• YOUR INSTRUCTIONS: Where a line holds the string "matplotlib", return that line.

* start DATA SECTION *

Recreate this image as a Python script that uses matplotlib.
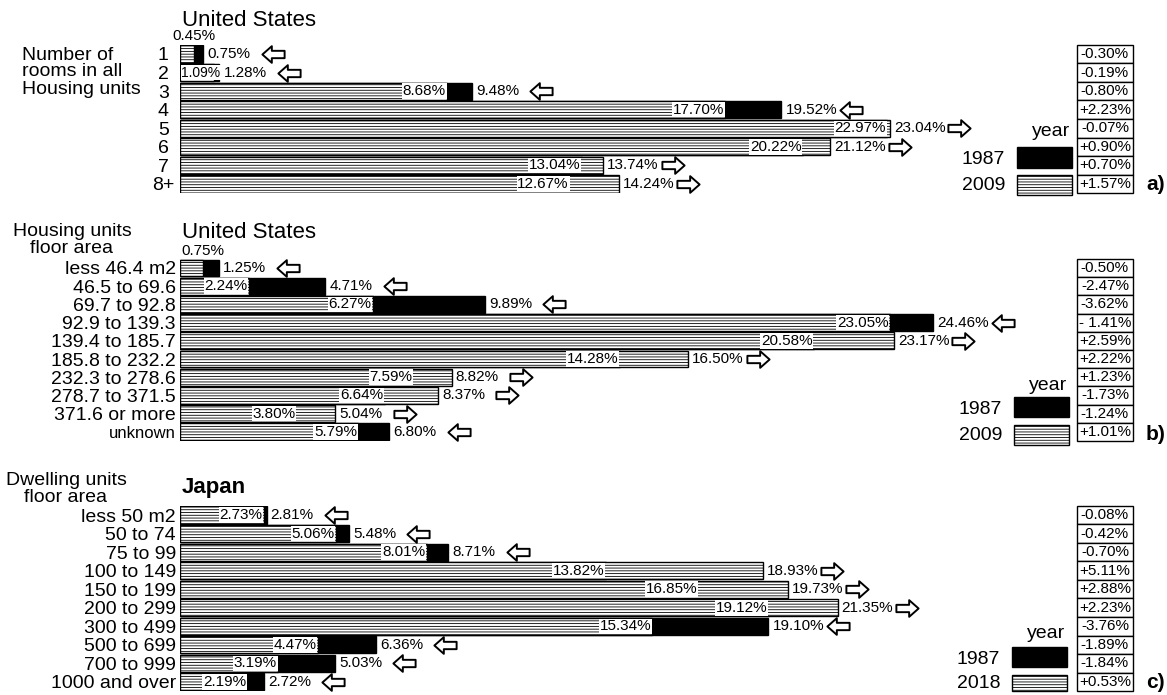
import matplotlib
matplotlib.use('Agg')
import matplotlib.pyplot as plt
from matplotlib.patches import Rectangle
from matplotlib.path import Path
from matplotlib.transforms import ScaledTranslation

W, H = 1167, 695
X0 = 180       # px where bars start
SCALE = 30.8   # px per percent
XMAX = 32.0

rooms = ['1', '2', '3', '4', '5', '6', '7', '8+']
rooms_1987 = [0.75, 1.28, 9.48, 19.52, 22.97, 20.22, 13.04, 12.67]
rooms_2009 = [0.45, 1.09, 8.68, 17.70, 23.04, 21.12, 13.74, 14.24]
rooms_change = ['-0.30%', '-0.19%', '-0.80%', '+2.23%', '-0.07%',
                '+0.90%', '+0.70%', '+1.57%']

us_area = ['less 46.4 m2', '46.5 to 69.6', '69.7 to 92.8', '92.9 to 139.3',
           '139.4 to 185.7', '185.8 to 232.2', '232.3 to 278.6',
           '278.7 to 371.5', '371.6 or more', 'unknown']
us_area_1987 = [1.25, 4.71, 9.89, 24.46, 20.58, 14.28, 7.59, 6.64, 3.80, 6.80]
us_area_2009 = [0.75, 2.24, 6.27, 23.05, 23.17, 16.50, 8.82, 8.37, 5.04, 5.79]
us_area_change = ['-0.50%', '-2.47%', '-3.62%', '- 1.41%', '+2.59%',
                  '+2.22%', '+1.23%', '-1.73%', '-1.24%', '+1.01%']

jp_area = ['less 50 m2', '50 to 74', '75 to 99', '100 to 149', '150 to 199',
           '200 to 299', '300 to 499', '500 to 699', '700 to 999',
           '1000 and over']
jp_area_1987 = [2.81, 5.48, 8.71, 13.82, 16.85, 19.12, 19.10, 6.36, 5.03, 2.72]
jp_area_2018 = [2.73, 5.06, 8.01, 18.93, 19.73, 21.35, 15.34, 4.47, 3.19, 2.19]
jp_area_change = ['-0.08%', '-0.42%', '-0.70%', '+5.11%', '+2.88%',
                  '+2.23%', '-3.76%', '-1.89%', '-1.84%', '+0.53%']

# hollow block arrow pointing left; mirrored for right
LEFT_ARROW = Path([(-1, 0), (-0.15, 0.75), (-0.15, 0.33), (1, 0.33),
                   (1, -0.33), (-0.15, -0.33), (-0.15, -0.75), (-1, 0)],
                  closed=True)
RIGHT_ARROW = Path([(-x, y) for x, y in LEFT_ARROW.vertices], closed=True)


def fx(x, y):
    return x / W, 1 - y / H


def draw_panel(fig, cats, old, new, change, new_year, first_y, step,
               title, title_y, title_bold, header, header_xy, header_ha,
               tick_ha, legend, tag):
    n = len(cats)
    top = first_y - step / 2
    ax = fig.add_axes([X0 / W, 1 - (top + n * step) / H,
                       XMAX * SCALE / W, n * step / H])
    ypos = list(range(n))
    ax.barh(ypos, old, height=0.92, color='black', edgecolor='black',
            linewidth=1)
    ax.barh(ypos, new, height=0.92, color='white', edgecolor='black',
            hatch='------', linewidth=1)
    ax.set_xlim(0, XMAX)
    ax.set_ylim(n - 0.5, -0.5)
    for s in ['top', 'right', 'bottom', 'left']:
        ax.spines[s].set_visible(False)
    ax.set_xticks([])
    ax.set_yticks(ypos)
    ax.set_yticklabels(cats, fontsize=14)
    if tick_ha == 'center':
        ax.tick_params(axis='y', length=0, pad=12)
        for t in ax.get_yticklabels():
            t.set_ha('center')
    else:
        ax.tick_params(axis='y', length=0, pad=3)
    for t in ax.get_yticklabels():
        if t.get_text() == 'unknown':
            t.set_fontsize(12)

    shift = ax.transData + ScaledTranslation(50 / 72, 0, fig.dpi_scale_trans)
    for i in range(n):
        lo = min(old[i], new[i])
        hi = max(old[i], new[i])
        if lo < 1:
            ax.annotate('%.2f%%' % lo, (lo, i - 0.5), xytext=(0, 1),
                        textcoords='offset points', ha='center', va='bottom',
                        fontsize=11)
        elif lo < 1.5:
            # too short for the label, keep it inside from the bar start
            ax.annotate('%.2f%%' % lo, (0, i), xytext=(1, 0),
                        textcoords='offset points', ha='left', va='center',
                        fontsize=10,
                        bbox=dict(fc='white', ec='none', pad=0.4))
        else:
            ax.annotate('%.2f%%' % lo, (lo, i), xytext=(-1, 0),
                        textcoords='offset points', ha='right', va='center',
                        fontsize=11,
                        bbox=dict(fc='white', ec='none', pad=0.6))
        ax.annotate('%.2f%%' % hi, (hi, i), xytext=(3, 0),
                    textcoords='offset points', ha='left', va='center',
                    fontsize=11)
        arrow = RIGHT_ARROW if new[i] > old[i] else LEFT_ARROW
        ax.plot([hi], [i], marker=arrow, markersize=16, markerfacecolor='white',
                markeredgecolor='black', markeredgewidth=1.4, linestyle='none',
                transform=shift, clip_on=False)

    # change table
    for i in range(n):
        ax.add_patch(Rectangle((29.12, i - 0.5), 1.82, 1, fc='white',
                               ec='black', lw=1, clip_on=False))
        ax.text(30.03, i, change[i], ha='center', va='center', fontsize=11)

    # titles and headers
    fig.text(*fx(X0 + 2, title_y), title, fontsize=16, va='center',
             fontweight='bold' if title_bold else 'normal')
    fig.text(*fx(*header_xy), header, fontsize=14, va='center',
             ha=header_ha, multialignment=header_ha, linespacing=1.0)

    # legend
    year_y, r1, r2, xl, xr = legend
    fig.text(*fx(xl + 53, year_y), 'year', fontsize=14, ha='right',
             va='center')
    fig.text(*fx(xl - 12, (r1[0] + r1[1]) / 2 + 2), '1987', fontsize=14,
             ha='right', va='center')
    fig.text(*fx(xl - 12, (r2[0] + r2[1]) / 2), new_year, fontsize=14,
             ha='right', va='center')
    fig.patches.append(Rectangle(fx(xl, r1[1]), (xr - xl) / W,
                                 (r1[1] - r1[0]) / H, fc='black', ec='black',
                                 transform=fig.transFigure, figure=fig))
    fig.patches.append(Rectangle(fx(xl, r2[1]), (xr - xl) / W,
                                 (r2[1] - r2[0]) / H, fc='white', ec='black',
                                 hatch='------', transform=fig.transFigure,
                                 figure=fig))
    fig.text(*fx(1146, (r2[0] + r2[1]) / 2), tag, fontsize=15,
             fontweight='bold', va='center')
    return ax


def main():
    plt.rcParams['font.family'] = ['Liberation Sans', 'DejaVu Sans']
    plt.rcParams['hatch.linewidth'] = 0.6
    fig = plt.figure(figsize=(W / 100, H / 100), dpi=100)

    draw_panel(fig, rooms, rooms_1987, rooms_2009, rooms_change, '2009',
               54, 18.57, 'United States', 20, False,
               'Number of\nrooms in all\nHousing units', (22, 72), 'left',
               'center', (132, (147, 168), (175, 195), 1017, 1072), 'a)')
    draw_panel(fig, us_area, us_area_1987, us_area_2009, us_area_change,
               '2009', 268, 18.2, 'United States', 232, False,
               'Housing units\nfloor area', (72, 240), 'center',
               'right', (385, (397, 417), (425, 445), 1014, 1069), 'b)')
    draw_panel(fig, jp_area, jp_area_1987, jp_area_2018, jp_area_change,
               '2018', 515, 18.55, 'Japan', 487, True,
               'Dwelling units\nfloor area', (66, 489), 'center',
               'right', (633, (647, 667), (675, 691), 1012, 1067), 'c)')

    fig.savefig('out.png', dpi=100)


if __name__ == '__main__':
    main()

* end DATA SECTION *

• ANSWER BELOW:
Recreate this image as a Python script that uses matplotlib.
import matplotlib
matplotlib.use('Agg')
import matplotlib.pyplot as plt
from matplotlib.patches import Rectangle
from matplotlib.path import Path
from matplotlib.transforms import ScaledTranslation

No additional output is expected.